Dalam pandangan pribadi penulis, militer dan politisi Philipina yang terlibat kudeta cenderung mengabaikan langkah-langkah penyampaian aspirasi yang lebih terorganisir dan berorientasi damai. Sebagai contoh pendudukan The Peninsula Manila Hotel yang terletak di pusat perekonomian dan bisnis Manila untuk menuntut turunnya Presiden Arroyo sangat jauh dari kesan damai. Meski tidak jatuh korban jiwa, namun bentuk seperti ini sangat mengganggu bukan hanya ketertiban dan ketenangan distrik tersebut, juga mengganggu perputaran roda perekonomian Manila.
Sementara di Indonesia, demonstrasi dan aksi masa pasca reformasi masih dalam lingkup penyampaian pendapat dan protes atas kebijakan pemerintah, tidak sampai menggulingkan rezim. Aksi yang dilakukan juga masih tergolong damai dan bebas unsur militer. Polisi dan militer di Indonesia cenderung bersikap netral dan hanya berposisi mengamankan jalannya aksi serta mengantisipasi adanya kekerasan.
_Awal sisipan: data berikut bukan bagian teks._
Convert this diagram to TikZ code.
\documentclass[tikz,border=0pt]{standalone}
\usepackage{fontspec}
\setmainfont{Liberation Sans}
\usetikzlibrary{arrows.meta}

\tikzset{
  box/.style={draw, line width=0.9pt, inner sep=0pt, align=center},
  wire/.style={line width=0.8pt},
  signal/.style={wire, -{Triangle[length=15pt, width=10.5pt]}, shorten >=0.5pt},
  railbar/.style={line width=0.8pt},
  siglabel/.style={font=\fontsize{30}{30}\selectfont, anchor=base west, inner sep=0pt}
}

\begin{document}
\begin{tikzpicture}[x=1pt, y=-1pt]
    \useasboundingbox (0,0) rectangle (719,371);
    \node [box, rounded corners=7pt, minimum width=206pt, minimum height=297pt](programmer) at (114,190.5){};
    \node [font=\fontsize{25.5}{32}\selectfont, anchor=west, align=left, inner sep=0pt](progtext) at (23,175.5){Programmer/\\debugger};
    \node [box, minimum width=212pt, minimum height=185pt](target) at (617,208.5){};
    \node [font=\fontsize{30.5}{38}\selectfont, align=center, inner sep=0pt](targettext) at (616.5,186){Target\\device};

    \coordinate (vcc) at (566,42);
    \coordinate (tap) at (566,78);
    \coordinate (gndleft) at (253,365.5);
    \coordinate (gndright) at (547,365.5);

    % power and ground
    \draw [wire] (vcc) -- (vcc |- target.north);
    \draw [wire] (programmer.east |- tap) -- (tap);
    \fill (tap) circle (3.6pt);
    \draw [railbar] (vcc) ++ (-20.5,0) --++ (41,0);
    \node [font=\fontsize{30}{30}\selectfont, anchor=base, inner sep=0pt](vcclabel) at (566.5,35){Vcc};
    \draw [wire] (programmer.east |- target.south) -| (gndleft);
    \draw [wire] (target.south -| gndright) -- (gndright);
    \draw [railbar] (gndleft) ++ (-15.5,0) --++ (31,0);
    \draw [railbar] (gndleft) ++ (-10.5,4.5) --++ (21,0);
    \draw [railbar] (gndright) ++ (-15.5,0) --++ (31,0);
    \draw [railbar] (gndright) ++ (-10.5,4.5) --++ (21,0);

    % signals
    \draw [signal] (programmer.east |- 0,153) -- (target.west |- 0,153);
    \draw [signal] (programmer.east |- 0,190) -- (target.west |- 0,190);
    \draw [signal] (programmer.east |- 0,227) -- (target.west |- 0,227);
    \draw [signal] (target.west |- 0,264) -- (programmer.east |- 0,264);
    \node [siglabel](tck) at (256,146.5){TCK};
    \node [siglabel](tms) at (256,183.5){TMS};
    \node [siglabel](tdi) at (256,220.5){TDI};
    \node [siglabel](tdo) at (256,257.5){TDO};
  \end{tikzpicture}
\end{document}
Peran militer Philipina yang vokal dalam politik mungkin disebabkan masih bercampurnya aktor militer dan aktor politik. Belum ada netralisasi yang jelas seperti di Indonesia dimana dwifungsi ABRI telah dihapuskan. Contohnya saja Letnan Antonio Trillanes IV yang juga menjabat sebagai senator.

BAB III
PENUTUP

A.    Kesimpulan
Berdasarkan pembahasan di atas dapat ditarik kesimpulan bahwa kudeta militer Philipina terhadap Presiden Arroyo pada 2007 menunjukkan peran aktor keamanan yaitu militer Philipina masih sangat kental dalam ranah politik. Keterlibatan perwira-perwira militer dalam 3 kudeta di masa pemerintahan Presiden Arroyo; dukungan non-formal militer terhadap pemimpin terpilih; dan dwisungsi militer di pemerintahan  menunjukkan bahwa militer sangat berpengaruh terhadap politik suatu negara, dalam hal ini Philipina.
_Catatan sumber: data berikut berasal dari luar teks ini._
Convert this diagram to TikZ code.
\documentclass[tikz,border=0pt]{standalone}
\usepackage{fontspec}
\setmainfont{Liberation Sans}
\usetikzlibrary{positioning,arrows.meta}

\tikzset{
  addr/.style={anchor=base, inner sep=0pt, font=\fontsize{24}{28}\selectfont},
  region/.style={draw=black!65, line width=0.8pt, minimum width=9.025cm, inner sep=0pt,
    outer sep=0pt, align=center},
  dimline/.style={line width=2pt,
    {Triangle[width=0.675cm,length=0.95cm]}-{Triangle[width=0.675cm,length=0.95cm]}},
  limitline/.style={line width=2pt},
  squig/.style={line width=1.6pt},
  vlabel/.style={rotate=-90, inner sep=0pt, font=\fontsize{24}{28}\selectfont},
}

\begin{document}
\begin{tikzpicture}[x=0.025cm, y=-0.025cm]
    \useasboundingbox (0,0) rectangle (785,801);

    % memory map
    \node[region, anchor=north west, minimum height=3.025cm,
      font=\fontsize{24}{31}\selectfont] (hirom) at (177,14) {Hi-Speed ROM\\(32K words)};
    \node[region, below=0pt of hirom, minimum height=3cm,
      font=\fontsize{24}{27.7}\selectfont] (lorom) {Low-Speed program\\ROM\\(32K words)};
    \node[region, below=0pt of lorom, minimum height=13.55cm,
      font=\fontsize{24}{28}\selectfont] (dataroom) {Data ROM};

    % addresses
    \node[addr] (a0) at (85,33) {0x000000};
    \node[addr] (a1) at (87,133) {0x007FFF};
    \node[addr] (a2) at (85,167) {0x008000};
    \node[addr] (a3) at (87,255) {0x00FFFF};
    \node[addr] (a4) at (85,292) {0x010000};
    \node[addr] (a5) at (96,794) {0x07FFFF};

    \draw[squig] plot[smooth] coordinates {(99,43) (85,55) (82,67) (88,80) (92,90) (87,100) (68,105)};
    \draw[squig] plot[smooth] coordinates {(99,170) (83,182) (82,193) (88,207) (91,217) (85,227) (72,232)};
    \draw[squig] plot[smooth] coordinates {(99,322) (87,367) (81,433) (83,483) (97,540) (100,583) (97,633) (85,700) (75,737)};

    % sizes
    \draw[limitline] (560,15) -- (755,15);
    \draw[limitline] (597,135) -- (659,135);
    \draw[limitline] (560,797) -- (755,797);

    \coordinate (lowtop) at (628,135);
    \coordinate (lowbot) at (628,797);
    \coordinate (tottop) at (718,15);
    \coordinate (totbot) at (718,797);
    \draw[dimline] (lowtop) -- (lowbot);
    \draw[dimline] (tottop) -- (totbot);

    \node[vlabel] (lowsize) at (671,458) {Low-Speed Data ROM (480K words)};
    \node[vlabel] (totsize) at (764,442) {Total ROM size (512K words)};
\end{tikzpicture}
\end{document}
Apabila dibandingkan dengan Indonesia sebagai salah satu negara demokrasi di Asia Tenggara, demokrasi di Philipina belum netral dan bebas nilai. Penyampaian aspirasi juga masih sangat tradisional, dimana saat satu kelompok tidak puas atau terdapat political distrust terhadap pemimpiin maka langsung melakukan kudeta, kurang menunjukkan budaya demokrasi yang sehat.
B.     Saran
Penulis sangat menyoroti masih adanya dwifungsi militer dalam pemerintahan Philipina. Militer sangat fokal dan berperan besar. Hal ini seharusnya diminimalisir di negara yang beraliran demokrasi. Militer seharusnya netral dari nilai-nilai politis. Ada pembedaan yang jelas dimana kursi-kursi pemerintahan seharusnya diplot untuk Sipil.
Militer dibenarkan untuk mengintervensi pemerintahan hanya apabila dalam situasi darurat tertentu yang tidak memungkinkan pemerintah berjalan dengan normal, contohnya pada masa perang.
Selain itu, publik Philipina perlu meluruskan pemahaman mengenai penyampaian aspirasi yang baik. Kudeta bukanlah cara yang appropriate untuk menyampaikan pendapat. Hal yang mungkin dapat disampaikan melalui aksi-aksi damai tidak perlu dijadikan agenda kudeta hingga mengganggu perekonomian dan aktifitas masyarakat. Belum lagi menghadapi pandangan internasional yang pastinya mempertanyakan pemerintahan yang dalam kurun waktu 6 tahun dan masih dalam satu rezim telah menuai 3 kali kudeta militer.
Dua poin yang menjadi pokok adalah netralitas militer dari pemerintahan dan budaya politik dalam hal menyampaikan aspirasi.